> **DIRECTIVE**: Reproduce exactly the opening lines of the listing, stopping after the line that contains "from matplotlib.ticker import FuncFormatter" and including it.

> **DATA BLOCK**:
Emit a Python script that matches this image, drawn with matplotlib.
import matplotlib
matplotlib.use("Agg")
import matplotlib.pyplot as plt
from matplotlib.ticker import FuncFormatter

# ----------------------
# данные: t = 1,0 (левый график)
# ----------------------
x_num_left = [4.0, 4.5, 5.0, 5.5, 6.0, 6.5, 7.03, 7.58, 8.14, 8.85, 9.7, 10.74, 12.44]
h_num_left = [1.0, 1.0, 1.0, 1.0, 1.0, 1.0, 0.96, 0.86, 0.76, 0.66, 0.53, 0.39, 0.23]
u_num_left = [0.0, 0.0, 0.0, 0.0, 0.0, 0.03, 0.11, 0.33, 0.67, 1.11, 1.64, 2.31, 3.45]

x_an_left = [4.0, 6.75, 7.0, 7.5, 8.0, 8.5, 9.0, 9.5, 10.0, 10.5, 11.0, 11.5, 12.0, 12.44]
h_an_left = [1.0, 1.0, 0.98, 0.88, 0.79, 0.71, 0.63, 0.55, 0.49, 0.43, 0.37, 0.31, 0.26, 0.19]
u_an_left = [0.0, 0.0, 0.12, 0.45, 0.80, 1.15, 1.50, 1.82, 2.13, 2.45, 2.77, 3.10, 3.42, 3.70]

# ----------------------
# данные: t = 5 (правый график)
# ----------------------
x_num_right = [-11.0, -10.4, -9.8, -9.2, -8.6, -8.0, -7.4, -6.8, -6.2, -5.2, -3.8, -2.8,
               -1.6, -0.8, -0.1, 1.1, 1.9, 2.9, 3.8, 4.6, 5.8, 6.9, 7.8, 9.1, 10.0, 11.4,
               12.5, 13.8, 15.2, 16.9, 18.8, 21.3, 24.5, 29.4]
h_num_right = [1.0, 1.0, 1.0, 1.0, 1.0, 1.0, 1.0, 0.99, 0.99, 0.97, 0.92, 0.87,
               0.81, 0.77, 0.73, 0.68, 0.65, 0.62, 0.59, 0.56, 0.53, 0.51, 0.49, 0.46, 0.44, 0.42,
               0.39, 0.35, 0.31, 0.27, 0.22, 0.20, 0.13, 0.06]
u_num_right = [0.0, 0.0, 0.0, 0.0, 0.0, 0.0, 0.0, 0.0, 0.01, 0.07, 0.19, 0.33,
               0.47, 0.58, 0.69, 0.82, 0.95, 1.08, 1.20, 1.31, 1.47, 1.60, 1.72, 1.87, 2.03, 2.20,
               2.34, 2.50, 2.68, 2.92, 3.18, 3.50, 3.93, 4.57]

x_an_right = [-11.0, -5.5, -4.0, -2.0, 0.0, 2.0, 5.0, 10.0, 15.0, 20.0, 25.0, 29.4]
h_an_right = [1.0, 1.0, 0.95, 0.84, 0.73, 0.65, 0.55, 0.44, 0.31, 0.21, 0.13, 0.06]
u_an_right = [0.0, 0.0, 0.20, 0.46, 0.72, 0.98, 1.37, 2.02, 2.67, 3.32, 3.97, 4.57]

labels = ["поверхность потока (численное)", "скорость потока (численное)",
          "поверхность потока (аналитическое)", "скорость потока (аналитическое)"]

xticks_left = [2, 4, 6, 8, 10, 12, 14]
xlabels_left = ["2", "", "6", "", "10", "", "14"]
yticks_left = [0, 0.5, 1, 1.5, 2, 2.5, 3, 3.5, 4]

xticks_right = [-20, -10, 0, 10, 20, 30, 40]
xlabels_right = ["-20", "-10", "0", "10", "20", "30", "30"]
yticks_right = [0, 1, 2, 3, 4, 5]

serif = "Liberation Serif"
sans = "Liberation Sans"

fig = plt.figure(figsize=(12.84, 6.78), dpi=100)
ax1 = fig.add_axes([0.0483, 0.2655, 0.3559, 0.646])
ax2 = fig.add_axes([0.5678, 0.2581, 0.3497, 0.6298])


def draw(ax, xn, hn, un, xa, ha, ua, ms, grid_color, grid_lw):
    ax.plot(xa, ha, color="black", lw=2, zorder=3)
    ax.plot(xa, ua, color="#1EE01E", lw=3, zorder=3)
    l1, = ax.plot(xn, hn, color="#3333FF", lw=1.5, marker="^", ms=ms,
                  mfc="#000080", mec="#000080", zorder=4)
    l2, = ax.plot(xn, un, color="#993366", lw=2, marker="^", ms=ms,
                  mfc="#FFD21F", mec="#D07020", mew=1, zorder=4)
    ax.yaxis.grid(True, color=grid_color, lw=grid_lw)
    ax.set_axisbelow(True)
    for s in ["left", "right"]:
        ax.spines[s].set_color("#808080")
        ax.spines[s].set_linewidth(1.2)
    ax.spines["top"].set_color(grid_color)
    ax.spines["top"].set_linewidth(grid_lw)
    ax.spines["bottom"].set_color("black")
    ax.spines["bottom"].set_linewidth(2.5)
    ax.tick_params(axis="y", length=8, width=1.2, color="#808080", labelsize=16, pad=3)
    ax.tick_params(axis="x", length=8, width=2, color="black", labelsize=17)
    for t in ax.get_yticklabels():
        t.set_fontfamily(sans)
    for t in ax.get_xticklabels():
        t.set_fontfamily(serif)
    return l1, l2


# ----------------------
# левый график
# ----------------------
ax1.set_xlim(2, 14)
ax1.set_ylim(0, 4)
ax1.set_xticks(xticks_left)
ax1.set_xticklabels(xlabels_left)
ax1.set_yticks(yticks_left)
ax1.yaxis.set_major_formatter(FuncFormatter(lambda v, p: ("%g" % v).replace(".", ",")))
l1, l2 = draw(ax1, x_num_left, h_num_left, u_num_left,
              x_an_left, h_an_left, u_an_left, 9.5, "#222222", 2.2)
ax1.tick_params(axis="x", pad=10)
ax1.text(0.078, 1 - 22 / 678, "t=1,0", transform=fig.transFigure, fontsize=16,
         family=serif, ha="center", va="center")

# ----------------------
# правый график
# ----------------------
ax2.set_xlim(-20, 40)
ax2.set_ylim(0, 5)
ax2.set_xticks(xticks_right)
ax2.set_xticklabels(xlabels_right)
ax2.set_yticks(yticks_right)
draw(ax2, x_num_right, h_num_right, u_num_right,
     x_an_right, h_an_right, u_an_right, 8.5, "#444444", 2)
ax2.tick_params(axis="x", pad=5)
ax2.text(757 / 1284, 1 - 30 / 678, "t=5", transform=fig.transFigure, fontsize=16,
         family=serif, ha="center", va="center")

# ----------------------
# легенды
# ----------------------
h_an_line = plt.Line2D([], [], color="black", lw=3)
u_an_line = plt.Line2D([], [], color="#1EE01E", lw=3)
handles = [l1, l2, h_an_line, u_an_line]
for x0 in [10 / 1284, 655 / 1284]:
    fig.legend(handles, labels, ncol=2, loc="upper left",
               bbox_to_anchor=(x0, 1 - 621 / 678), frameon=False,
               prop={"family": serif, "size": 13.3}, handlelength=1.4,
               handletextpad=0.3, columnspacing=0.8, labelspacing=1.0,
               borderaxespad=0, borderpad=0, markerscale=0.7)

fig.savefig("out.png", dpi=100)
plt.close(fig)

> **CORRECT RESPONSE**:
Emit a Python script that matches this image, drawn with matplotlib.
import matplotlib
matplotlib.use("Agg")
import matplotlib.pyplot as plt
from matplotlib.ticker import FuncFormatter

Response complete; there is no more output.